Its not that Lewisville is some tax-and-spend utopia either. It’s a rock Republican town in deep red, tax-phobic Texas. Yet this town has decided that building the best for themselves and their children is something that reflects the value of its residents and found a way to raise the money to do so. Sadly, here in Greenwich when it comes to athletic fields and facilities for our children, many just don’t want to do so.

That is a choice that not only reflects poorly on our community, but runs pretty clearly against the perception of our town as having the ability and desire for the best.

A quick inventory of our facilities show just how deeply we have neglected this sector over the past 50 years. Though we have enormous demand for hockey and countless figure skating hopefuls, the Dorothy Hamill Rink, constructed in 1970 and lightly upgraded since, pales in comparison to rinks in just about every other Fairfield County town. Our past state champion Greenwich High football team is in a stadium significantly worse than the one far less affluent Bridgeport plays in. It has no locker rooms and we don’t even have bathroom facilities at the field.

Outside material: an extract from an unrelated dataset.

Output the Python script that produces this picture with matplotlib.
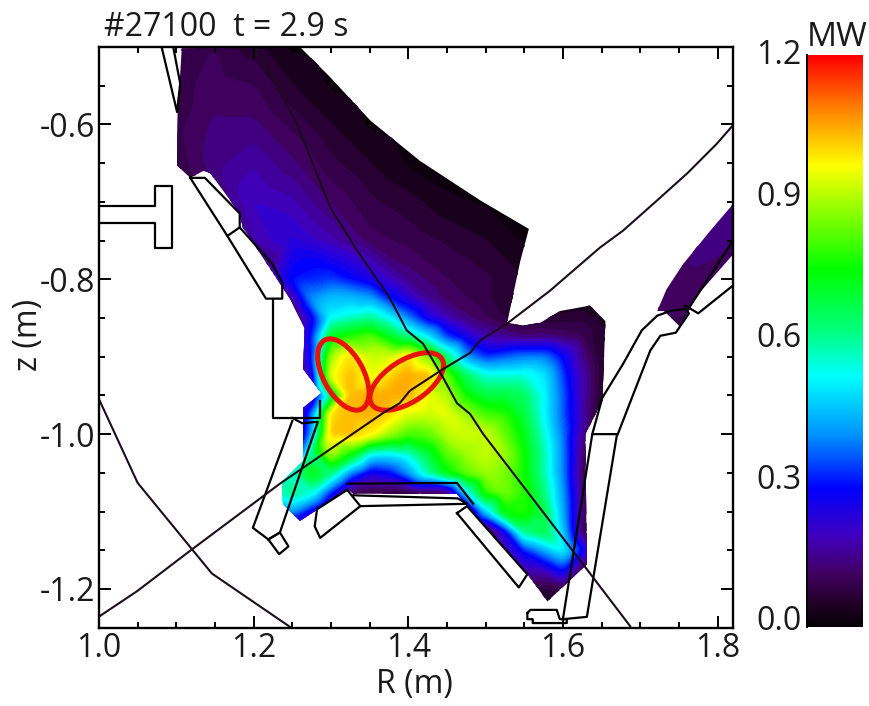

GHS has a pool also from 1970. I remember being excited to play baseball “under the lights” at Byram Park when I was 9 years old and yet it’s 41 years later and it still remains the premier baseball and softball field in town. The one potential new field, at former site of the Cos Cob power plant, remains unfinished for want of a relatively small amount of money.

All of this despite the fact that Greenwich is seemingly sports mad, with parents — myself included — spending for coaches, travel teams and training at an especially high rate. Many of are traveling ourselves to Stamford or Norwalk or into Westchester because what we have in Greenwich is so substandard. And on the occasions when the travel teams come here, it’s a chronic point of mention for the visitors to ask if we really are as wealthy as we seem to be portrayed.

These travel teams have a baseball stadium, a swimming facility, a bathroom for the fans at their high school field, and we don’t.

It’s not like we have to spend this money. It is a choice that all communities make. But it’s not an ideological one and we’re not doing what many other places, like Lewisville, Texas, do. It’s not as though we haven’t seen the results of this kind of investment either. Greenwich made the choice 50 years ago when it built those facilities and in exchange we got hall of famers and Olympic gold medalists. But like my mother remarked when she sold the house I grew up in and the buyer wanted a reduction in price because the kitchen needed to be redone, “Didn’t we just put in a new one?” In fact, it had been done 25 years ago.

It’s time we acknowledge that athletics have been very good to our town and very good to our children and we should prioritize its importance with the facilities that they, and we, deserve.

Frank Farricker is the chairman of the Greenwich Democratic Town Committee but the opinions presented here are his own.